Business, Macroeconomy, Microeconomy, Spain, Thoughts

House bubble… again. Time to burst already?

If you are one of the few people that read me (thank-you by the way) you’ll probably remember the post I wrote about the Spanish house bubble about to burst. Well, there are signs that its bursting is closer now.

In fact many European countries now fear that this burst could be contagious. Probably it will be.

Did I tell you about a constructor, Fernando Martin, and how he was paying above risk-free interest rates four times than what an American constructor would? Well, the markets are going down for real estate companies, and their shares are losing ground. Looks like there’s something changing, moving down.

For a country like Spain that has grown a lot based on house building, this is a big problem.

Many of these companies have been buying around: utilities, construction, airports. Many have just bought each other. Some with their own shares, but when that wasn’t enough, with fresh cash.

Where do you get fresh cash from when you need it?
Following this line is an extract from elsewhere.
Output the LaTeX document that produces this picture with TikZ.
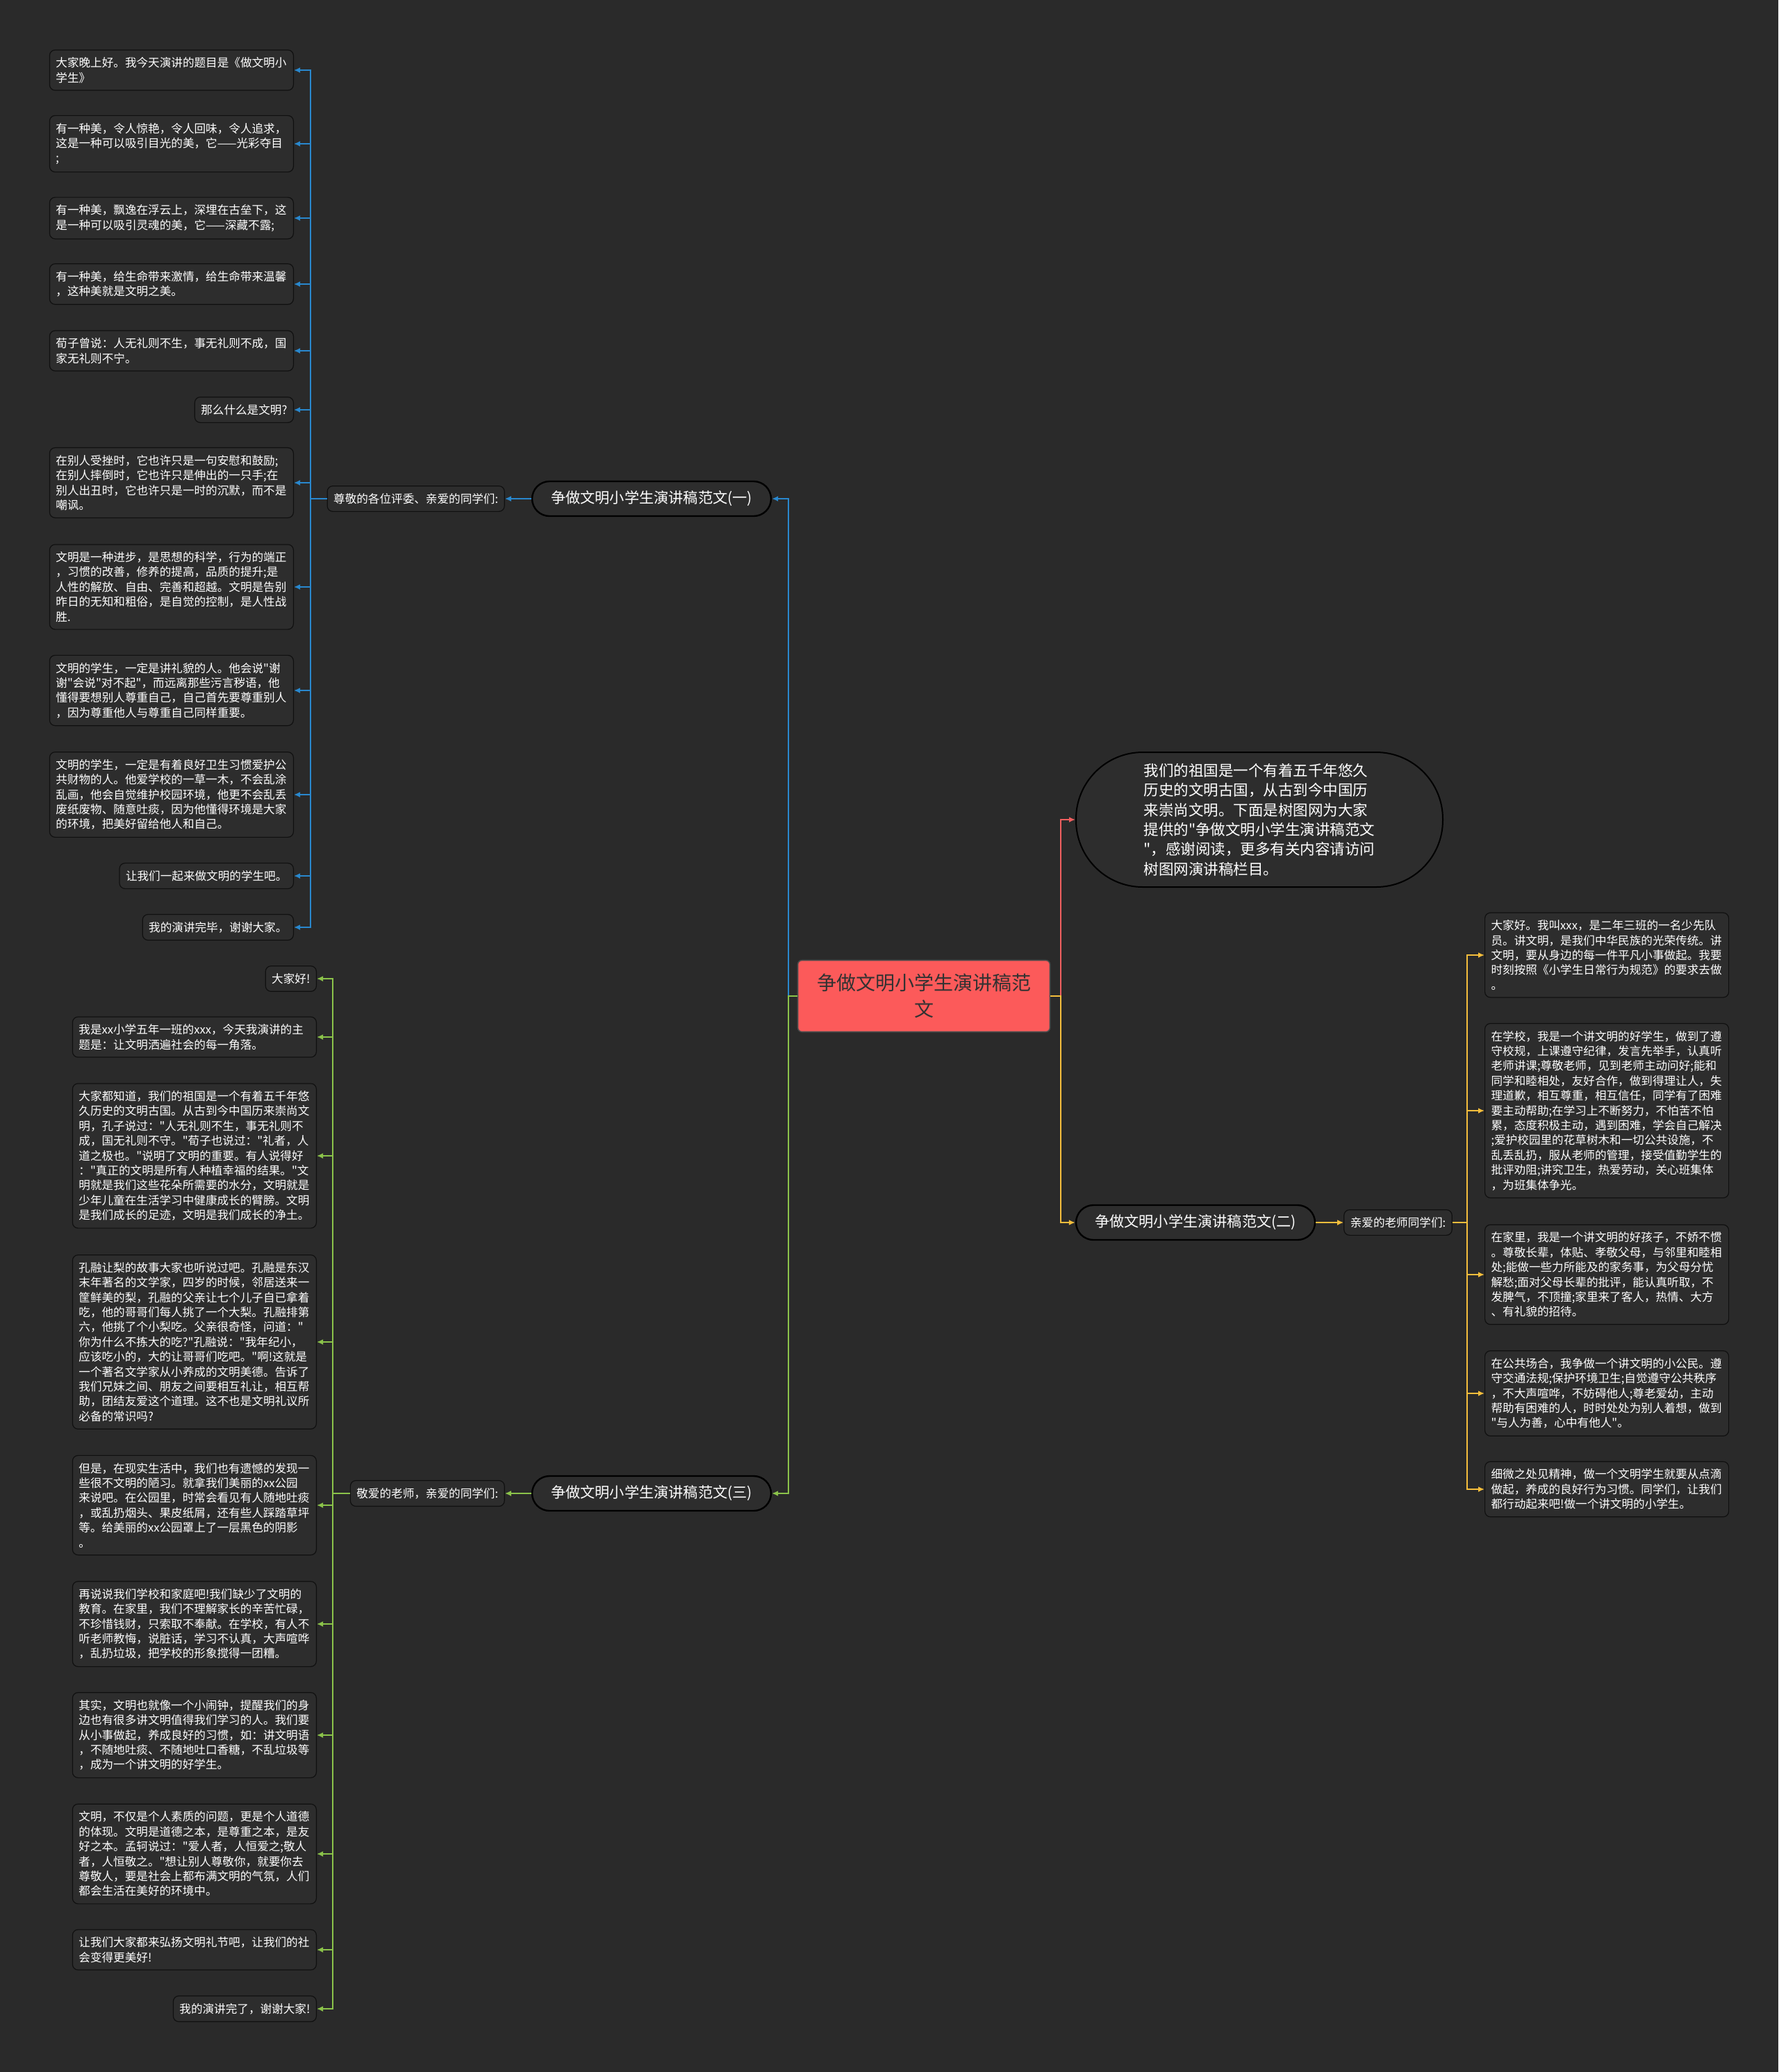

Well, institutional investors, banks… there are many ways. If you can do a leveraged buy out, or just go into debt, do it. Why would you pay with your own money when you can borrow at low rates and achieve higher returns? Sounds silly.

But there comes a time when you have to repay. And no gain comes without risk. Right now the prices may go down, but debt will stay the same. That means that companies will still need to sell at the same pace. Pressure to sell means pressuring the prices down.

But now there’s a wider gap between offer and demand, a gap still getting wider. Now it won’t be so easy to repay debt. The weak are in peril, with value going down and risk going up. That means trouble.


Astroc going up, up, up… and now down

Real state companies owe 250 billion € to the Spanish financial system. That is one fourth of the gross national product. The risk naturally spreads into banks. And they also had the risk of lending to subprime consumers, remember? Add both risks and the situation, naturally, gets more risky. Add the correlation between them and then it gets even more risky.

Nothing radical has changed from some days ago. Only investors mindsets. But investors are like that: either they hate you or they love you, sometimes enthusiastic, sometimes they just panic. No inbetweens.

But what do we need to see prices fall? Just a price-falling mindset. It’s all in our minds.

Do not panic yet. If real state companies have trouble to repay the banks still have the guarantees. They can still sell them. But in most cases the guarantees are their own plunging shares. They may be worth less than they owe, they can’t even be sold without pressuring prices down more. Ooopss.

(Fortunately, there’s more to Spain than the real state sector, and the Spanish financial sector is very strong. Moody’s still keeps our AAA… for now.)